Aside from having over 200 publications already subjected to peer review, Pollard has also seen thousands of papers as editor or reviewer for several journals. “In virtually every case,” he says, “the paper is improved dramatically by peer review because the reviewers ask the authors to think about things that maybe they hadn’t thought about themselves.” Generally, when researchers submit a paper to a journal, the editor first determines if the subject matter is suitable and then sends it to other experts in the same field. Based on validity, significance, and originality, the reviewers recommend acceptance, revision, or rejection of the work. The editors respond to the authors with feedback from the reviewers, whose identities are often kept anonymous, and the researchers can then revise their manuscripts and respond to comments.

One current problem in scientific journals is that the amount of quality work exceeds the amount of room in journals. Also, acceptance or rejection often comes down to subjective criteria like the “coolness” factor, as Pollard calls it. Another issue is whether or not reviewers should be compensated for their work. Being a reviewer requires much time and effort, to which Pollard can attest, although editors and reviewers mainly volunteer their time, because peer review is essential to the vitality of the scientific community.

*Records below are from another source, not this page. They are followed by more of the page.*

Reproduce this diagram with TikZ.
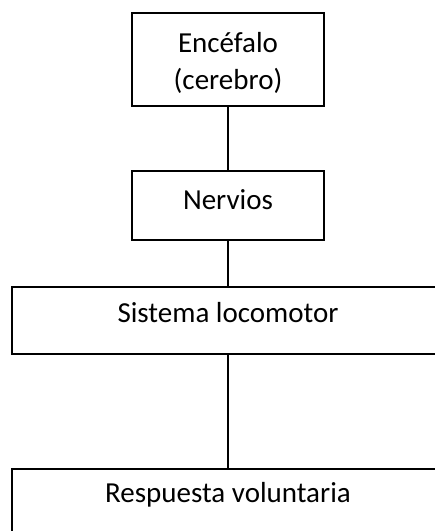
\documentclass[tikz,border=0pt]{standalone}
\usepackage{fontspec}
\setmainfont{Carlito}
\begin{document}
\begin{tikzpicture}[x=1pt,y=1pt,
  boxstyle/.style={draw=black,line width=1.6pt,rectangle,inner sep=0pt},
  txt/.style={inner sep=0pt,font=\fontsize{29}{37}\selectfont,align=center},
  link/.style={line width=1.6pt}]
\useasboundingbox (0,0) rectangle (435,531);
\clip (0,0) rectangle (435,531);
\node[boxstyle,minimum width=192pt,minimum height=93pt] (b1) at (228,471.5) {};
\node[boxstyle,minimum width=192pt,minimum height=69pt] (b2) at (228,325.5) {};
\node[boxstyle,minimum width=432pt,minimum height=67pt] (b3) at (228,210.5) {};
\node[boxstyle,minimum width=432pt,minimum height=67pt] (b4) at (228,28.5) {};
\node[txt,anchor=base] (t1a) at (228,478) {Encéfalo};
\node[txt,anchor=base] (t1b) at (228,441) {(cerebro)};
\node[txt,anchor=base] (t2) at (228,321) {Nervios};
\node[txt,anchor=base] (t3) at (228,208) {Sistema locomotor};
\node[txt,anchor=base] (t4) at (228,28) {Respuesta voluntaria};
\draw[link] (b1.south) -- (b2.north);
\draw[link] (b2.south) -- (b3.north);
\draw[link] (b3.south) -- (b4.north);
\end{tikzpicture}
\end{document}
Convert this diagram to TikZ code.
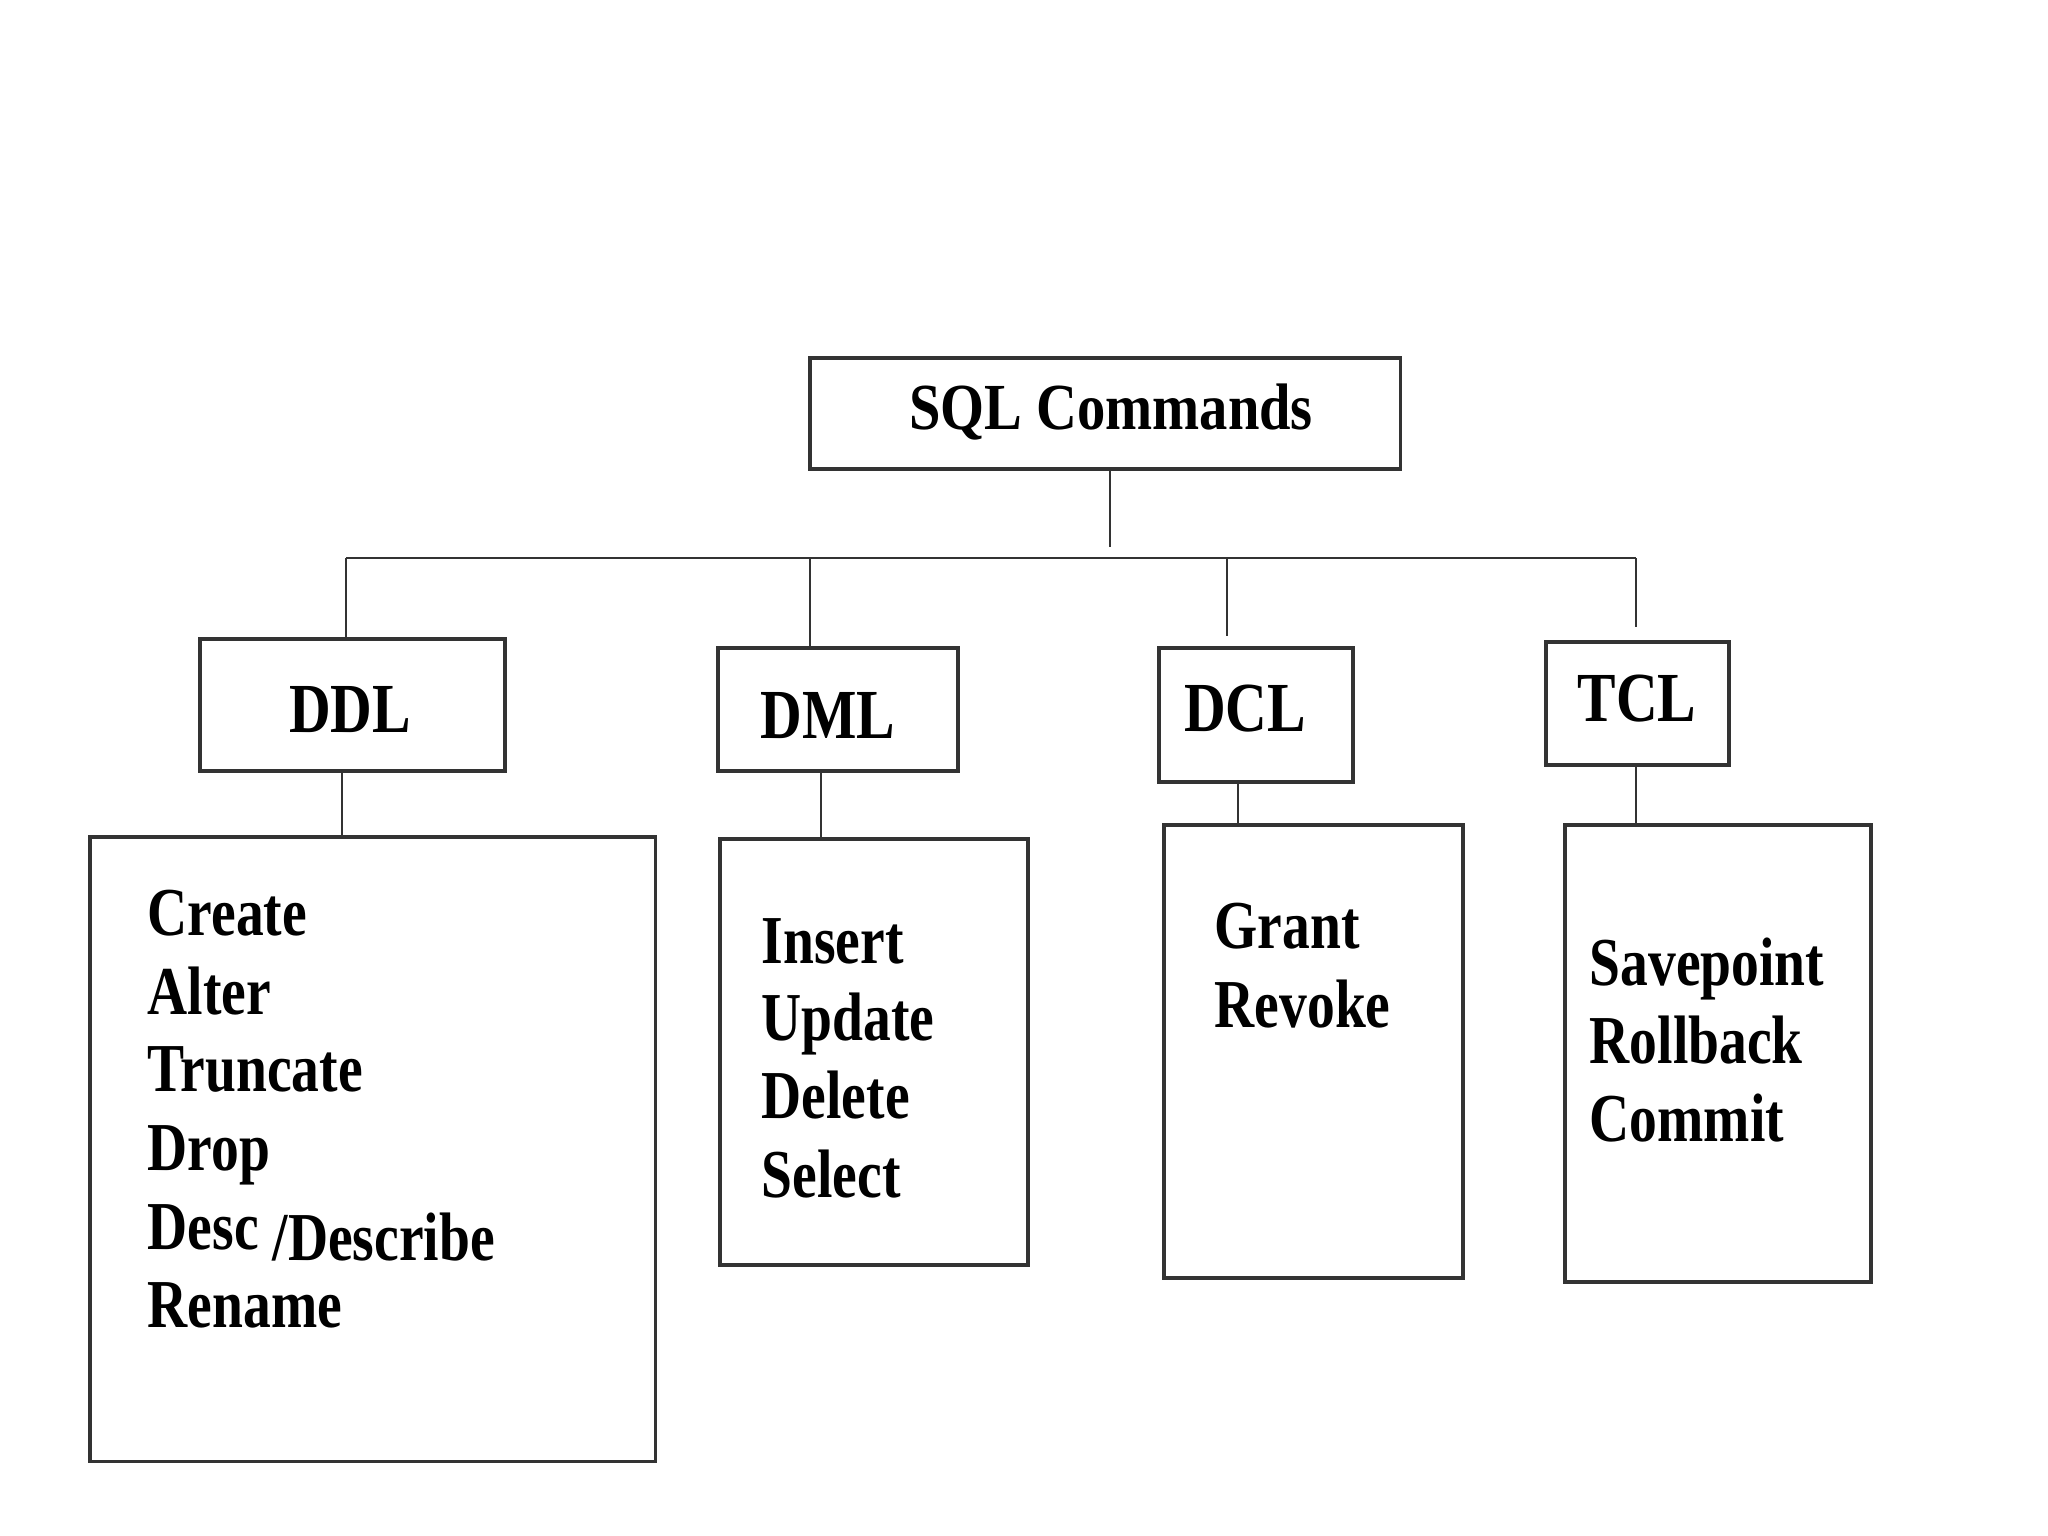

Peer review, though, can only detect the difference between honest mistakes and misconduct to a certain extent. Reviewers can often identify plagiarism because they know other works on the subject but they often cannot detect purposeful falsification of data, especially if there is not much related previous research, because they have not done the experiment themselves. Fortunately, peer review is not the final say on the validity of an article. The advancement of knowledge depends on the entire scientific community with many scientists repeating an experiment to confirm or question the results.. Due to the high premium on quality and reliability in scientific research aided by peer review, thousands of high-quality scientific articles are produced every month.

With the limitations of the peer review system, the new actin article has been called a controversy. However, Pollard says, “There aren’t real controversies, just good and bad experiments…The most common sources of apparent controversies are problems with experimental design and quality of the data coupled with bad assumptions.” The authors here argued that the absence of actin filament branches in their electron micrographs invalidated previous work that clearly showed branches. Other researchers are currently trying to figure out if and how the branches were lost in the recent work, so the matter may be resolved within the year. The process of peer review of the new paper may be over, but the process of scrutiny by the scientific community is just beginning.